Sunday, July 24, 2011

To the BBC, the past isn't just another country - it's a whole new reality

The fifties were a little before my time, but even so I have a reasonable grasp of what they were like because, growing up in the nineteen sixties, my little corner of Slough was pretty much the same as it was in the decade before.

So I remember enough to understand what Peter Hitchens is driving regarding the Beeb's latest attempt to rewrite history with their new drama "The Hour".

"They really did speak in those strangled accents, and in complete sentences. That is because they thought differently, had grown up with different experiences from those we know. Everyone over 25 could remember the war. Men really were courteous to women, and women – including educated women – genuinely expected to get married and have children and saw nothing wrong in that. The men wore blue or grey suits (often shabby) and knotted their ties tightly."

Of course, Slough was overwhelmingly working class so there wasn't so much of those "strangled accents", but the curious (and rarely heard these days), south Bucks accent that was a sort of cross between West London and West Country - an accent which I'm told I still have (though it doesn't sound like an accent to me!). Apart from that and that the men of Slough, for some reason, seemed to have a preference for brown suits or sports jackets, I pretty much recognise all of what Mr Hitchens describes.

Mr Hitchens ponders why the BBC get the era so wrong in their production - and, indeed, of other recreations of recent times gone by. He comes to the following conclusion.

"The BBC cannot recreate 1956 because it loves the present day too much, and is afraid to admit that anything about the past might have been better."

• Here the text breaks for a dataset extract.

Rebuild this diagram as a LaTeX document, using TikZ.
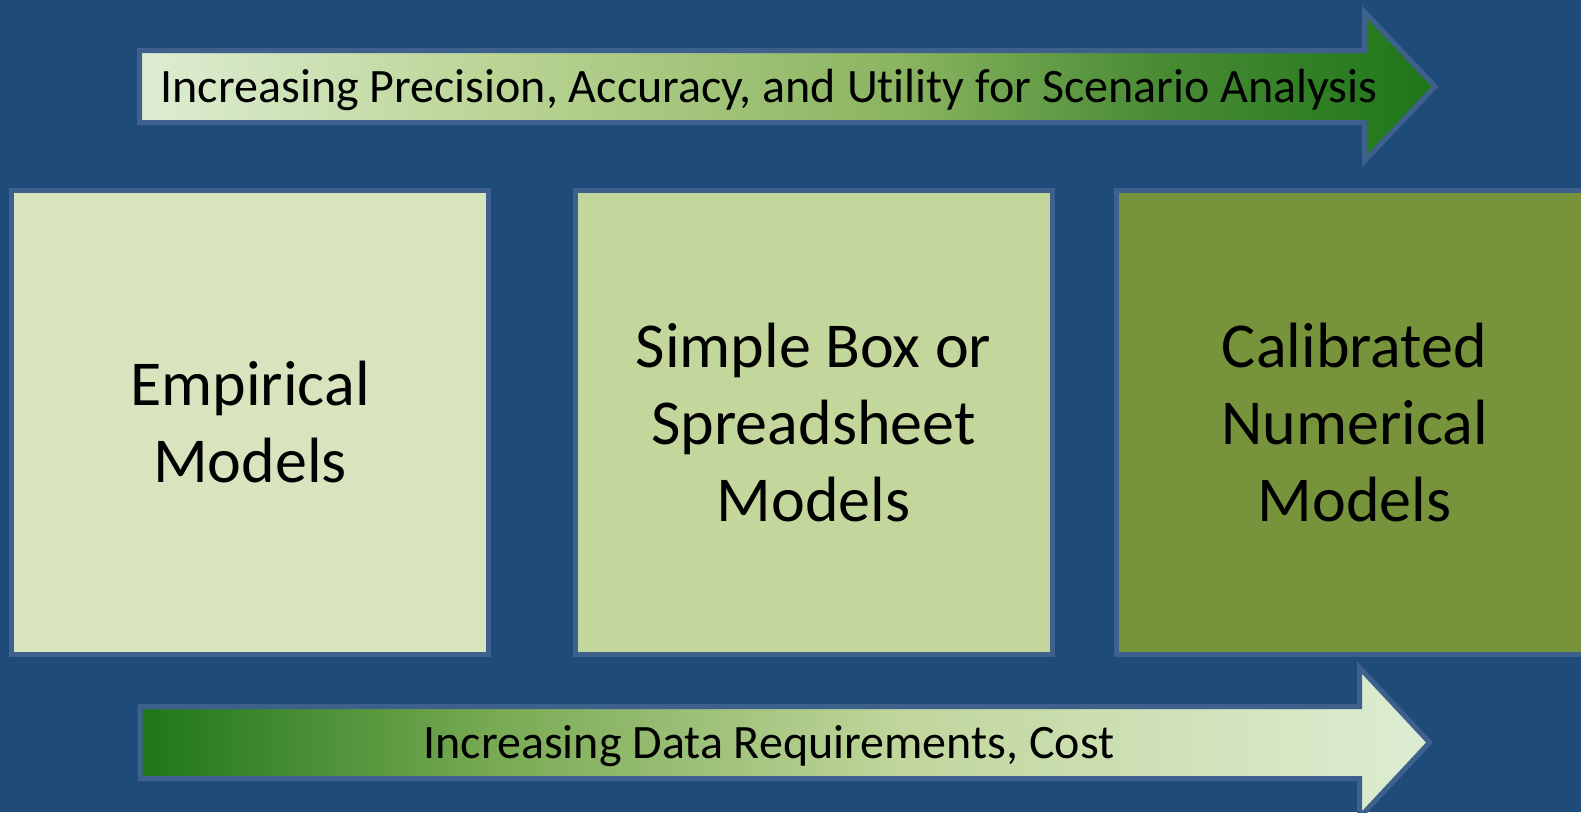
\documentclass[tikz,border=0pt]{standalone}
\usepackage{fontspec}
\setmainfont{Carlito}[Ligatures=NoCommon]
\usepackage{xcolor}
\usepackage{tikz}

\definecolor{bgblue}{RGB}{31,75,122}
\definecolor{edgeblue}{RGB}{62,96,141}
\definecolor{oliveA}{HTML}{D7E4BD}
\definecolor{oliveB}{HTML}{C3D69B}
\definecolor{oliveC}{HTML}{77933C}
\definecolor{greenLight}{HTML}{DDEDD3}
\definecolor{greenPale}{HTML}{BAD494}
\definecolor{greenMid}{HTML}{8AB460}
\definecolor{greenDeep}{HTML}{4A8C35}
\definecolor{greenDark}{HTML}{1E7619}
\definecolor{greenSoft}{HTML}{7AAB55}
\definecolor{greenWash}{HTML}{C0D69C}

\pgfdeclarehorizontalshading{risegrad}{100bp}{color(0bp)=(greenLight); color(25bp)=(greenLight);
  color(39bp)=(greenPale); color(54.5bp)=(greenMid); color(64bp)=(greenDeep);
  color(75bp)=(greenDark); color(100bp)=(greenDark)}
\pgfdeclarehorizontalshading{costgrad}{100bp}{color(0bp)=(greenDark); color(25bp)=(greenDark);
  color(39bp)=(greenSoft); color(54.5bp)=(greenWash);
  color(75bp)=(greenLight); color(100bp)=(greenLight)}

\tikzset{
  modelbox/.style={draw=edgeblue, line width=5pt, minimum width=477pt, minimum height=464pt,
    inner sep=0pt, align=center, font=\fontsize{64}{77}\selectfont},
  bandarrow/.style={draw=edgeblue, line width=5pt, line join=miter},
  bandtext/.style={anchor=base, inner sep=0pt, font=\fontsize{48}{56}\selectfont}
}

\begin{document}
\begin{tikzpicture}[x=1pt,y=-1pt]
				\useasboundingbox (0,0) rectangle (1581,812);
				\clip (0,0) rectangle (1581,812);
				\fill[bgblue] (0,0) rectangle (1581,812);

				% top arrow
				\path[bandarrow, shading=risegrad] (139.5,50.5) -- (1364.5,50.5) -- (1364.5,12)
					-- (1435,86.5) -- (1364.5,161) -- (1364.5,122.5) -- (139.5,122.5) -- cycle;
				\node[bandtext] (precision) at (769,102) {Increasing Precision, Accuracy, and Utility for Scenario Analysis};

				% model boxes
				\node[modelbox, fill=oliveA] (empirical) at (250,422.5) {Empirical\\Models};
				\node[modelbox, fill=oliveB] (simplebox) at (813.5,422.5) {Simple Box or\\Spreadsheet\\Models};
				\node[modelbox, fill=oliveC] (calibrated) at (1354.5,422.5) {Calibrated\\Numerical\\Models};

				% bottom arrow
				\path[bandarrow, shading=costgrad] (140,706.5) -- (1359.5,706.5) -- (1359.5,667.5)
					-- (1429.5,742.5) -- (1359.5,817.5) -- (1359.5,778.5) -- (140,778.5) -- cycle;
				\node[bandtext] (cost) at (769,758) {Increasing Data Requirements, Cost};
			\end{tikzpicture}
\end{document}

Well, that is one possible (and plausible) explanation, but I think it goes much deeper than that.

You see, I believe the BBC - and most progressive liberal institutions and supporters - don't love the present day at all. Oh, there are things that they - and I - love about the present day, but they are all technological advancements that would have happened regardless of whether we went all social liberal or stayed socially conservative.

But, they know that by virtually every measure of societal progress things have got much much worse. Crime is rampant, education is broken, the economy is collapsing, community spirit has been torn apart, unemployment is a curse, we're physically sicker and mentally more fragile.

These things can not be hidden. Everyone can see these things with their own eyes and make their onw judgements about the state of society today - it's shattered.

But what they can not do, unless they are over fifty years old at least, is remember what it was like before social liberalism. So, the BBC decides to tell them what it was like through these sort of revisionist dramas. It's not that the BBC loves the present so much - it's because they hate the fact that past society was so much better.

No matter how much of a shiny gloss you put on the present, it is impossible to hide the fact that the country is on the verge of societal as well as economic collapse. The BBC have been trying for donkeys years to tell us how great this time is, but even they no longer believe it.

So, when you can't hide the present, it's much easier to change the past - and that is what they do.